Mary Rufle - On Imagination

APAvar: Ruefle, Mary (2017). On Imagination. Sarabande Books. Link: https://search.worldcat.org/en/title/969438776

page 5:

I have lived with my imagination, and in my imagination, for so long that I have no memory of any time on earth without it. It is my daimon if ever there was one. “The daimon is a kind of twin that prowls alongside, is most often vivid when things are tough, that pushes you toward the life you signed up to live before you fell into the amnesia of birth and forgot the whole affair.”
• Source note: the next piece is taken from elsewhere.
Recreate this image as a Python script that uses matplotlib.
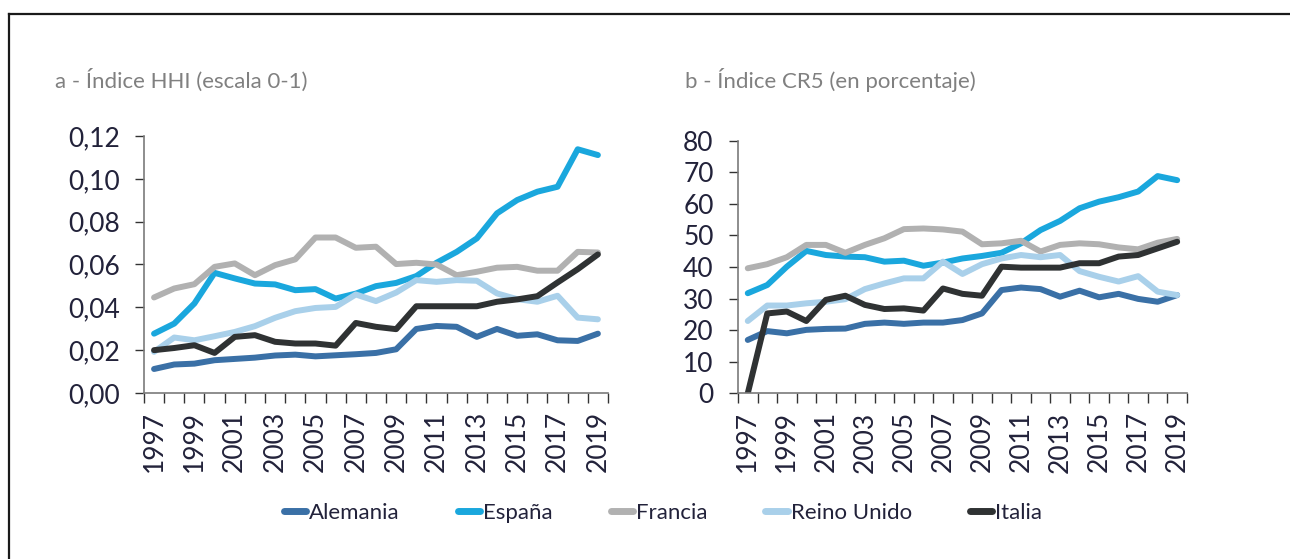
import matplotlib.pyplot as plt
from matplotlib.lines import Line2D
from matplotlib.ticker import FixedLocator, FuncFormatter

plt.rcParams['font.family'] = ['Lato', 'DejaVu Sans']

years = [1997, 1998, 1999, 2000, 2001, 2002, 2003, 2004, 2005, 2006, 2007, 2008,
         2009, 2010, 2011, 2012, 2013, 2014, 2015, 2016, 2017, 2018, 2019]

# a - HHI index (0-1 scale)
hhi_alemania = [0.0112, 0.0133, 0.0137, 0.0153, 0.0159, 0.0165, 0.0175, 0.0179, 0.0171, 0.0176, 0.0181, 0.0187,
                0.0204, 0.0299, 0.0313, 0.0309, 0.0262, 0.0299, 0.0267, 0.0274, 0.0246, 0.0243, 0.0277]
hhi_espana = [0.0277, 0.0324, 0.0418, 0.0561, 0.0535, 0.0511, 0.0507, 0.0480, 0.0485, 0.0441, 0.0464, 0.0499,
              0.0514, 0.0546, 0.0608, 0.0659, 0.0722, 0.0839, 0.0901, 0.0940, 0.0963, 0.1138, 0.1111]
hhi_francia = [0.0446, 0.0488, 0.0508, 0.0589, 0.0605, 0.0550, 0.0597, 0.0624, 0.0726, 0.0726, 0.0678, 0.0683,
               0.0602, 0.0608, 0.0600, 0.0550, 0.0566, 0.0585, 0.0589, 0.0571, 0.0571, 0.0659, 0.0656]
hhi_reino_unido = [0.0192, 0.0259, 0.0246, 0.0265, 0.0285, 0.0312, 0.0351, 0.0382, 0.0397, 0.0402, 0.0460, 0.0429,
                   0.0469, 0.0527, 0.0519, 0.0527, 0.0524, 0.0465, 0.0438, 0.0426, 0.0454, 0.0352, 0.0344]
hhi_italia = [0.0200, 0.0210, 0.0223, 0.0187, 0.0262, 0.0270, 0.0239, 0.0231, 0.0231, 0.0221, 0.0327, 0.0309,
              0.0298, 0.0405, 0.0405, 0.0405, 0.0405, 0.0426, 0.0437, 0.0452, 0.0516, 0.0578, 0.0647]

# b - CR5 index (percent)
cr5_alemania = [16.9, 19.7, 19.0, 20.1, 20.4, 20.5, 22.0, 22.4, 22.0, 22.4, 22.4, 23.2,
                25.3, 32.7, 33.5, 33.0, 30.6, 32.5, 30.4, 31.5, 29.9, 29.0, 31.1]
cr5_espana = [31.7, 34.3, 40.1, 45.1, 43.8, 43.3, 43.1, 41.7, 42.0, 40.4, 41.4, 42.7,
              43.5, 44.5, 47.5, 51.7, 54.6, 58.6, 60.7, 62.1, 63.9, 68.8, 67.5]
cr5_francia = [39.6, 40.9, 43.1, 47.0, 47.0, 44.5, 47.0, 49.1, 52.0, 52.2, 51.9, 51.2,
               47.2, 47.5, 48.3, 44.9, 47.0, 47.5, 47.2, 46.2, 45.6, 47.7, 48.9]
cr5_reino_unido = [22.9, 27.8, 27.8, 28.5, 29.0, 29.8, 33.0, 34.8, 36.4, 36.4, 41.7, 37.8,
                   40.9, 42.7, 43.8, 43.1, 43.8, 38.7, 36.9, 35.4, 37.1, 32.2, 31.1]
cr5_italia = [0.0, 25.3, 25.9, 22.9, 29.6, 30.9, 28.0, 26.7, 26.9, 26.2, 33.2, 31.5,
              30.9, 40.1, 39.8, 39.8, 39.8, 41.2, 41.2, 43.3, 43.8, 45.9, 48.0]

paises = ['Alemania', 'España', 'Francia', 'Reino Unido', 'Italia']
colores = ['#3a70a6', '#1aa7dd', '#b1b1b1', '#a9d0ea', '#2f3233']
hhi = [hhi_alemania, hhi_espana, hhi_francia, hhi_reino_unido, hhi_italia]
cr5 = [cr5_alemania, cr5_espana, cr5_francia, cr5_reino_unido, cr5_italia]

text_col = '#22223a'
axis_col = '#7a7a7a'

fig = plt.figure(figsize=(12.9, 5.59), dpi=100)
ax1 = fig.add_axes([0.1116, 0.297, 0.3597, 0.4597])
ax2 = fig.add_axes([0.5721, 0.2964, 0.348, 0.4519])

x = list(range(len(years)))


def style_axis(ax, ylim, yticks, fmt):
    ax.set_xlim(-0.5, len(years) - 0.5)
    ax.set_ylim(*ylim)
    for s in ['top', 'right']:
        ax.spines[s].set_visible(False)
    for s in ['left', 'bottom']:
        ax.spines[s].set_color(axis_col)
        ax.spines[s].set_linewidth(1.2)
    ax.set_yticks(yticks)
    ax.yaxis.set_major_formatter(FuncFormatter(fmt))
    ax.tick_params(axis='y', direction='out', length=6.5, width=1.0, color='#333333',
                   pad=11, labelsize=19, labelcolor=text_col)
    # labels every other year, tick marks between categories
    ax.set_xticks(x[::2])
    ax.set_xticklabels([str(y) for y in years[::2]], rotation=90)
    ax.tick_params(axis='x', which='major', length=0, pad=13, labelsize=19, labelcolor=text_col)
    ax.xaxis.set_minor_locator(FixedLocator([i - 0.5 for i in range(len(years) + 1)]))
    ax.tick_params(axis='x', which='minor', direction='out', length=7, width=1.0, color='#333333')


for serie, col, nombre in zip(hhi, colores, paises):
    ax1.plot(x, serie, color=col, lw=4.3, solid_capstyle='round', solid_joinstyle='round', label=nombre)
for serie, col in zip(cr5, colores):
    ax2.plot(x, serie, color=col, lw=4.3, solid_capstyle='round', solid_joinstyle='round')

style_axis(ax1, (0, 0.12), [0, 0.02, 0.04, 0.06, 0.08, 0.10, 0.12],
           lambda v, p: f'{v:.2f}'.replace('.', ','))
style_axis(ax2, (0, 80), list(range(0, 81, 10)), lambda v, p: f'{v:.0f}')

fig.text(55 / 1290, 1 - 80 / 559, 'a - Índice HHI (escala 0-1)', fontsize=16,
         color='#808080', va='center', ha='left')
fig.text(685 / 1290, 1 - 80 / 559, 'b - Índice CR5 (en porcentaje)', fontsize=16,
         color='#808080', va='center', ha='left')

handles = [Line2D([0], [0], color=c, lw=5, solid_capstyle='round') for c in colores]
leg = fig.legend(handles, paises, loc='center', bbox_to_anchor=(663 / 1290, 1 - 513 / 559),
                 ncol=5, frameon=False, fontsize=16, handlelength=1.0, handletextpad=0.15,
                 columnspacing=2.6)
for t in leg.get_texts():
    t.set_color(text_col)

# outer frame: top and left edges only
fig.add_artist(Line2D([9 / 1290, 1], [1 - 14 / 559, 1 - 14 / 559], color='#1a1a1a', lw=1.6,
                      transform=fig.transFigure))
fig.add_artist(Line2D([9 / 1290, 9 / 1290], [0, 1 - 14 / 559], color='#1a1a1a', lw=1.6,
                      transform=fig.transFigure))

fig.savefig('out.png', dpi=100)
I am going to tell you now, before I begin, what my conclusion is to my thoughts on the imagination: I believe there is no difference between thinking and imagining, and that they are one.

page 11:

... it is an act of imagination to forgive your enemy and regard him with compassion.
The imagination is my daimon because it is my best friend and my worst enemy. It is my twin because I am my own best friend and my own worst enemy.

pages 23 - 24:

I asked the poet Michael Burkard about the imagination and he had this to say: “The imagination is more like the moon than the sun because it is dependent on another thing and exists in no pure state by itself .... It needs an openness to whatever is there at the moment and to not reject whatever is there because of any formulaic concept from out of the past. You can colonize a reader the way you can colonize a country. The imagination is not a privileged act; everyone engages in it. .... Even memory is an act of imagination, you never tell the same story twice, not even to yourself.”

pages 27 - 28:

... One way to look at it is to say they (young students) are interested in the future, and, having a very difficult and limited kind of future, I am not much interested in it, while at the same time I am more and more interested in the present moment, and I don’t mean the general state of affairs this month, I mean the bug walking across my lettuce leaf. I told this to my oldest friend, a woman I have known for forty-five years, and she said, “I know what you mean, Mary, but it’s not that way at all, it’s actually quite different, and the implications are far greater. It’s that other people have never been interested in the things that interest you, and you understand that now, but when you were younger you didn’t understand it at all, so you didn’t feel isolated, but now that you understand it you feel isolated, and you are.” This friend of mine, she has always been wiser than I am. I knew at once that she was right. So what is this thing I am interested in? My daimon, the imagination, of course. .... All I can tell you is that at long last I am myself and free, even if isolated, and I am happy when I want to be and sad when I feel like it, and about the only thing that troubles me is knowing how many people on earth do not have that privilege, for some external reasons and for some internal ones, and to these I bow and for these I pray.